More than 85 percent of Mexican trade is currently concentrated in
exchange with the United States.

But for Mexico's rural areas, where 75 percent of the population living in
extreme poverty is concentrated, the three- country treaty has meant the
loss of more than 10 million hectares of cultivated land.

And the decline of the rural sector has pushed 15 million peasants -- and
mostly young people -- to move to the cities, either in Mexico or in the
United States, according to a study by the Autonomous National University
of Mexico (UNAM).

Over the last 10 years, the participation of the farming sector in
Mexico's gross domestic product (GDP) has fallen from 7.3 percent to less
than 5.0 percent.

The protests Tuesday echoed similar demonstrations in November, including
the blockade of a main federal highway by farmers in the state of Morelos,
neighboring the Mexico City federal district, and protests by peasants
from the southern states of Oaxaca and Guerrero outside government offices
in the capital.

The common denominator of all of these events is the rural producers'
rejection of NAFTA.

''The farmers are walking towards death because they are up against the
'disloyal' trade competition from the United States and the Mexican
government's desertion of the countryside,'' says Alberto Gómez, UNORCA
executive coordinator.

Without exception, Mexico's farmer organizations believe the new phase of
NAFTA-stipulated farm trade liberalization will generate more poverty and
prompt more people to leave rural areas.

They also reckon that the financial support Fox has promised will not be
nearly enough.

Mariano Ruiz, an analyst with the Mexico City-based Grupo de Economistas y
Asociados, says the worst blow for the Mexican farmers will come in 2008
when the agricultural tariffs on products like maize and beans are lifted.

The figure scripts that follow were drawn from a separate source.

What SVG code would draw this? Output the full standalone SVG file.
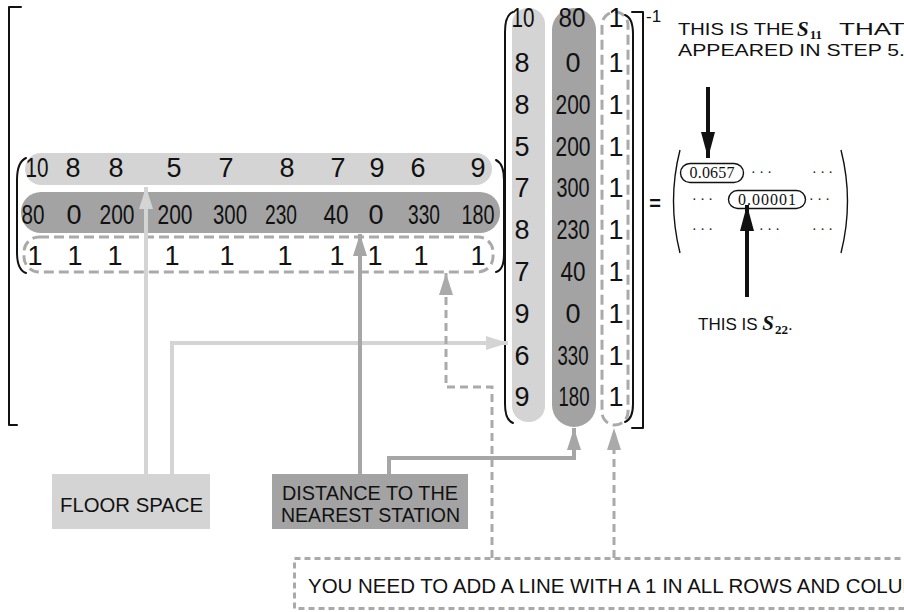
<svg xmlns="http://www.w3.org/2000/svg" width="904" height="612" viewBox="0 0 904 612">
<style>
.hw{font-family:"Liberation Sans",Arial,sans-serif;font-size:27px;text-anchor:middle;fill:#111}
.lbl{font-family:"Liberation Sans",Arial,sans-serif;font-size:20px;fill:#111}
.note{font-family:"Liberation Sans",Arial,sans-serif;font-size:17px;fill:#111}
.math{font-family:"Liberation Serif","Times New Roman",serif;fill:#111}
.dots{font-family:"Liberation Serif","Times New Roman",serif;font-size:14px;fill:#111}
.ink{fill:none;stroke:#111;stroke-width:2;stroke-linecap:round;stroke-linejoin:round}
.thin{fill:none;stroke:#111;stroke-width:1.4}
.pl{fill:#d4d4d4}
.pd{fill:#a3a3a3}
.pdash{fill:none;stroke:#aaaaaa;stroke-width:3;stroke-dasharray:10 5}
.cl{fill:none;stroke:#d4d4d4;stroke-width:4}
.cd{fill:none;stroke:#a6a6a6;stroke-width:4}
.cdash{fill:none;stroke:#aaaaaa;stroke-width:3;stroke-dasharray:8 5}
.cb{fill:none;stroke:#111;stroke-width:4}
</style>
<defs>
<marker id="hl" markerUnits="userSpaceOnUse" markerWidth="24" markerHeight="16" refX="22" refY="7" orient="auto"><path d="M0,0 L22,7 L0,14 Z" fill="#d4d4d4"/></marker>
<marker id="hd" markerUnits="userSpaceOnUse" markerWidth="24" markerHeight="16" refX="22" refY="7" orient="auto"><path d="M0,0 L22,7 L0,14 Z" fill="#a6a6a6"/></marker>
<marker id="hg" markerUnits="userSpaceOnUse" markerWidth="24" markerHeight="16" refX="22" refY="7" orient="auto"><path d="M0,0 L22,7 L0,14 Z" fill="#aaaaaa"/></marker>
<marker id="hb" markerUnits="userSpaceOnUse" markerWidth="28" markerHeight="16" refX="26" refY="7" orient="auto"><path d="M0,0 L26,7 L0,14 Z" fill="#111"/></marker>
</defs>
<rect width="904" height="612" fill="#fff"/>

<!-- outer brackets -->
<g id="outer-bracket">
<path class="ink" d="M21,7 L9,7 L9,425 L17,425"/>
<path class="ink" d="M632,12 L643,12 L643,428 L632,428"/>
<text x="646" y="22" font-family="Liberation Sans,Arial,sans-serif" font-size="17" fill="#111">-1</text>
</g>

<!-- left matrix (transposed) -->
<g id="matrix-xt">
<rect class="pl" x="25" y="153" width="467" height="32" rx="16"/>
<rect class="pd" x="21" y="192" width="479" height="41" rx="20"/>
<rect class="pdash" x="24" y="237" width="469" height="35" rx="15"/>
<path class="ink" d="M26,158 Q17,162 17,180 L17,252 Q17,270 26,273"/>
<path class="ink" d="M496,160 Q504,164 504,180 L504,254 Q504,270 496,272"/>
<g class="hw">
<text x="37" y="177" textLength="23" lengthAdjust="spacingAndGlyphs">10</text><text x="73" y="177">8</text><text x="116" y="177">8</text><text x="174" y="177">5</text><text x="226" y="177">7</text><text x="287" y="177">8</text><text x="338" y="177">7</text><text x="377" y="177">9</text><text x="418" y="177">6</text><text x="478" y="177">9</text>
<text x="33" y="224" textLength="23" lengthAdjust="spacingAndGlyphs">80</text><text x="74" y="224">0</text><text x="117" y="224" textLength="35" lengthAdjust="spacingAndGlyphs">200</text><text x="175" y="224" textLength="35" lengthAdjust="spacingAndGlyphs">200</text><text x="230" y="224" textLength="34" lengthAdjust="spacingAndGlyphs">300</text><text x="281" y="224" textLength="32" lengthAdjust="spacingAndGlyphs">230</text><text x="336" y="224" textLength="25" lengthAdjust="spacingAndGlyphs">40</text><text x="376" y="224">0</text><text x="424" y="224" textLength="32" lengthAdjust="spacingAndGlyphs">330</text><text x="478" y="224" textLength="33" lengthAdjust="spacingAndGlyphs">180</text>
<text x="35" y="265">1</text><text x="75" y="265">1</text><text x="115" y="265">1</text><text x="172" y="265">1</text><text x="227" y="265">1</text><text x="285" y="265">1</text><text x="337" y="265">1</text><text x="375" y="265">1</text><text x="421" y="265">1</text><text x="478" y="265">1</text>
</g>
</g>

<!-- right matrix -->
<g id="matrix-x">
<rect class="pl" x="512" y="8" width="33" height="414" rx="16"/>
<rect class="pd" x="552" y="8" width="44" height="419" rx="22"/>
<rect class="pdash" x="602" y="12" width="26" height="413" rx="13"/>
<path class="ink" d="M513,12 Q505,15 505,32 L505,404 Q505,420 513,423"/>
<path class="ink" d="M625,15 Q633,18 633,34 L633,404 Q633,419 625,422"/>
<g class="hw">
<text x="523" y="27" textLength="23" lengthAdjust="spacingAndGlyphs">10</text><text x="522" y="72">8</text><text x="522" y="114">8</text><text x="522" y="156">5</text><text x="522" y="197">7</text><text x="522" y="239">8</text><text x="522" y="281">7</text><text x="522" y="323">9</text><text x="522" y="365">6</text><text x="522" y="406">9</text>
<text x="572" y="27" textLength="27" lengthAdjust="spacingAndGlyphs">80</text><text x="573" y="72">0</text><text x="573" y="114" textLength="35" lengthAdjust="spacingAndGlyphs">200</text><text x="573" y="156" textLength="35" lengthAdjust="spacingAndGlyphs">200</text><text x="573" y="197" textLength="33" lengthAdjust="spacingAndGlyphs">300</text><text x="573" y="239" textLength="33" lengthAdjust="spacingAndGlyphs">230</text><text x="573" y="281" textLength="25" lengthAdjust="spacingAndGlyphs">40</text><text x="573" y="323">0</text><text x="573" y="365" textLength="31" lengthAdjust="spacingAndGlyphs">330</text><text x="574" y="406" textLength="31" lengthAdjust="spacingAndGlyphs">180</text>
<text x="616" y="27">1</text><text x="616" y="72">1</text><text x="616" y="114">1</text><text x="616" y="156">1</text><text x="616" y="197">1</text><text x="616" y="239">1</text><text x="616" y="281">1</text><text x="616" y="323">1</text><text x="616" y="365">1</text><text x="616" y="406">1</text>
</g>
</g>

<!-- result matrix -->
<g id="result">
<text x="655" y="210" font-family="Liberation Sans,Arial,sans-serif" font-size="20" font-weight="bold" text-anchor="middle" fill="#111">=</text>
<path class="thin" d="M680,150 Q667,201 680,253"/>
<path class="thin" d="M841,150 Q854,201 841,253"/>
<rect x="680.5" y="163.5" width="63" height="19" rx="9.5" fill="none" stroke="#111" stroke-width="1.4"/>
<text class="math" x="712" y="178" font-size="16" text-anchor="middle" textLength="45">0.0657</text>
<rect x="728.5" y="190.5" width="77" height="18" rx="9" fill="none" stroke="#111" stroke-width="1.4"/>
<text class="math" x="767" y="204.5" font-size="16" text-anchor="middle" textLength="58">0.00001</text>
<text class="dots" x="751" y="177">· · ·</text>
<text class="dots" x="812" y="177">· · ·</text>
<text class="dots" x="692" y="204">· · ·</text>
<text class="dots" x="809" y="204">· · ·</text>
<text class="dots" x="692" y="234">· · ·</text>
<text class="dots" x="759" y="234">· · ·</text>
<text class="dots" x="812" y="234">· · ·</text>
</g>

<!-- annotations -->
<g id="note-s11">
<text class="note" x="678" y="35" textLength="116" lengthAdjust="spacingAndGlyphs">THIS IS THE</text>
<text class="math" x="797" y="36" font-weight="bold"><tspan font-size="21" font-style="italic">S</tspan><tspan font-size="13" dx="1" dy="3">11</tspan></text>
<text class="note" x="839" y="35" textLength="66" lengthAdjust="spacingAndGlyphs">THAT</text>
<text class="note" x="678" y="56" textLength="227" lengthAdjust="spacingAndGlyphs">APPEARED IN STEP 5.</text>
</g>
<g id="note-s22">
<text class="note" x="698" y="330" font-size="15">THIS IS <tspan class="math" font-size="21" font-style="italic" font-weight="bold">S</tspan><tspan class="math" font-size="13" font-weight="bold" dx="1" dy="4">22</tspan><tspan dy="-4">.</tspan></text>
</g>

<!-- label boxes -->
<g id="floor-space">
<rect x="52" y="474" width="158" height="55" fill="#d4d4d4"/>
<text class="lbl" x="60" y="512" textLength="143" lengthAdjust="spacingAndGlyphs">FLOOR SPACE</text>
</g>
<g id="distance">
<rect x="272" y="474" width="196" height="55" fill="#a3a3a3"/>
<text class="lbl" x="282" y="500" textLength="176" lengthAdjust="spacingAndGlyphs">DISTANCE TO THE</text>
<text class="lbl" x="281" y="522" textLength="179" lengthAdjust="spacingAndGlyphs">NEAREST STATION</text>
</g>
<g id="ones-note">
<rect x="294.5" y="558.5" width="640" height="50" fill="none" stroke="#aaaaaa" stroke-width="3" stroke-dasharray="6 4"/>
<text class="lbl" x="308" y="593" font-size="19" textLength="640" lengthAdjust="spacingAndGlyphs">YOU NEED TO ADD A LINE WITH A 1 IN ALL ROWS AND COLUMNS</text>
</g>

<!-- connectors -->
<g id="connectors">
<path class="cl" d="M146,474 L146,187" marker-end="url(#hl)"/>
<path class="cl" d="M172,474 L172,343 L508,343" marker-end="url(#hl)"/>
<path class="cd" d="M360,474 L360,234" marker-end="url(#hd)"/>
<path class="cd" d="M389,474 L389,458 L574,458 L574,428" marker-end="url(#hd)"/>
<path class="cdash" d="M492,558 L492,387 L446,387 L446,273" marker-end="url(#hg)"/>
<path class="cdash" d="M614,558 L614,428" marker-end="url(#hg)"/>
<path class="cb" d="M708,87 L708,158" marker-end="url(#hb)"/>
<path class="cb" d="M747,297 L747,205" marker-end="url(#hb)"/>
</g>
</svg>
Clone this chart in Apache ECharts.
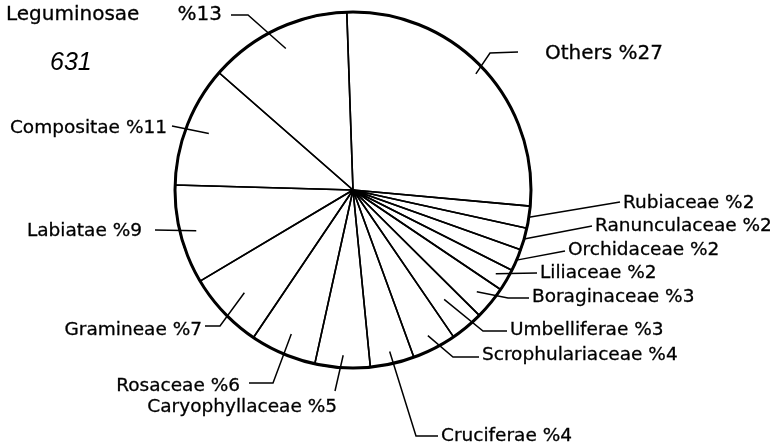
<!DOCTYPE html>
<html>
<head>
<meta charset="utf-8">
<script src="https://cdn.jsdelivr.net/npm/echarts@6/dist/echarts.min.js"></script>
<style>
  html, body { margin: 0; padding: 0; background: #fff; }
  #chart { width: 770px; height: 446px; }
</style>
</head>
<body>
<div id="chart"></div>
<script>
// families, clockwise from 12 o'clock
const families = ['Others', 'Rubiaceae', 'Ranunculaceae', 'Orchidaceae', 'Liliaceae',
  'Boraginaceae', 'Umbelliferae', 'Scrophulariaceae', 'Cruciferae', 'Caryophyllaceae',
  'Rosaceae', 'Gramineae', 'Labiatae', 'Compositae', 'Leguminosae']
const percents = [27, 2, 2, 2, 2, 3, 3, 4, 4, 5, 6, 7, 9, 11, 13]
const note = '631'

const CX = 353, CY = 190, R = 178, START = 92

// where each label sits and how its leader line runs (r = start of line as part of radius)
const places = [
  { x: 545, y: 54, align: 'left', r: 0.95, line: [[490, 53], [518, 52]], big: true },
  { x: 623, y: 203, align: 'left', r: 1.0, line: [[620, 202]] },
  { x: 595, y: 226, align: 'left', r: 1.0, line: [[592, 226]] },
  { x: 568, y: 250, align: 'left', r: 1.0, line: [[565, 251]] },
  { x: 540, y: 273, align: 'left', r: 0.93, line: [[537, 273]] },
  { x: 532, y: 297, align: 'left', r: 0.9, line: [[508, 298], [529, 298]] },
  { x: 510, y: 330, align: 'left', r: 0.8, line: [[483, 331], [507, 331]] },
  { x: 482, y: 355, align: 'left', r: 0.92, line: [[453, 357], [479, 357]] },
  { x: 441, y: 436, align: 'left', r: 0.93, line: [[416, 436], [438, 436]] },
  { x: 337, y: 407, align: 'right', r: 0.93, line: [[335, 391]] },
  { x: 240, y: 386, align: 'right', r: 0.88, line: [[273, 383], [249, 383]] },
  { x: 202, y: 330, align: 'right', r: 0.84, line: [[220, 326], [205, 326]] },
  { x: 142, y: 231, align: 'right', r: 0.91, line: [[155, 230]] },
  { x: 167, y: 128, align: 'right', r: 0.87, line: [[172, 126]] },
  { x: 222, y: 15, align: 'right', r: 0.88, line: [[248, 15], [231, 15]], big: true }
]

const total = percents.reduce((a, b) => a + b, 0)
let acc = 0
const midAngles = percents.map(v => {
  const a = START - (acc + v / 2) / total * 360
  acc += v
  return a
})
function polar(angle, r) {
  const rad = angle * Math.PI / 180
  return [CX + r * Math.cos(rad), CY - r * Math.sin(rad)]
}

const chart = echarts.init(document.getElementById('chart'))
chart.setOption({
  backgroundColor: '#fff',
  animation: false,
  title: {
    text: note,
    left: 45,
    top: 46,
    textStyle: {
      fontFamily: '"Liberation Sans Narrow", "Liberation Sans"',
      fontStyle: 'italic', fontWeight: 'normal', fontSize: 25, color: '#000'
    }
  },
  series: [
    {
      type: 'pie',
      center: [CX, CY],
      radius: R,
      startAngle: START,
      clockwise: true,
      avoidLabelOverlap: false,
      silent: true,
      itemStyle: { color: 'transparent', borderColor: '#000', borderWidth: 1.6 },
      label: {
        show: true,
        position: 'outside',
        color: '#000',
        fontFamily: 'DejaVu Sans',
        fontSize: 18.5,
        textBorderColor: '#000',
        textBorderWidth: 0.3,
        formatter: p => {
          if (p.dataIndex === families.length - 1) return p.name + '      %' + p.value
          return p.name + ' %' + p.value
        }
      },
      labelLine: { show: true, length: 10, length2: 10, lineStyle: { color: '#000', width: 1.5 } },
      labelLayout: params => {
        const i = params.dataIndex
        const L = places[i]
        const start = polar(midAngles[i], L.r * R)
        const out = {
          x: L.x,
          y: L.y,
          align: L.align,
          verticalAlign: 'middle',
          labelLinePoints: [start].concat(L.line)
        }
        if (L.big) out.fontSize = 20
        return out
      },
      data: families.map((n, i) => ({ name: n, value: percents[i] }))
    },
    {
      type: 'pie',
      center: [CX, CY],
      radius: R,
      silent: true,
      label: { show: false },
      labelLine: { show: false },
      itemStyle: { color: 'transparent', borderColor: '#000', borderWidth: 3 },
      data: [1]
    }
  ]
})
</script>
</body>
</html>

An estimated 2.8 million Mexican farm families make their livelihood from
these commodities.

''The countryside is a time-bomb that could explode very soon,'' commented
Rosario Robles, chairwoman of the leftist Democratic Revolutionary Party
(PRD), the country's third political force.

The elderly farmer Martínez, who joined his colleagues for the Mexico City
march Tuesday, does not believe in anything that the Fox government is
offering.

''I have heard many things in the two years since he took office. The one
thing for certain is that I am getting poorer and poorer,'' he said.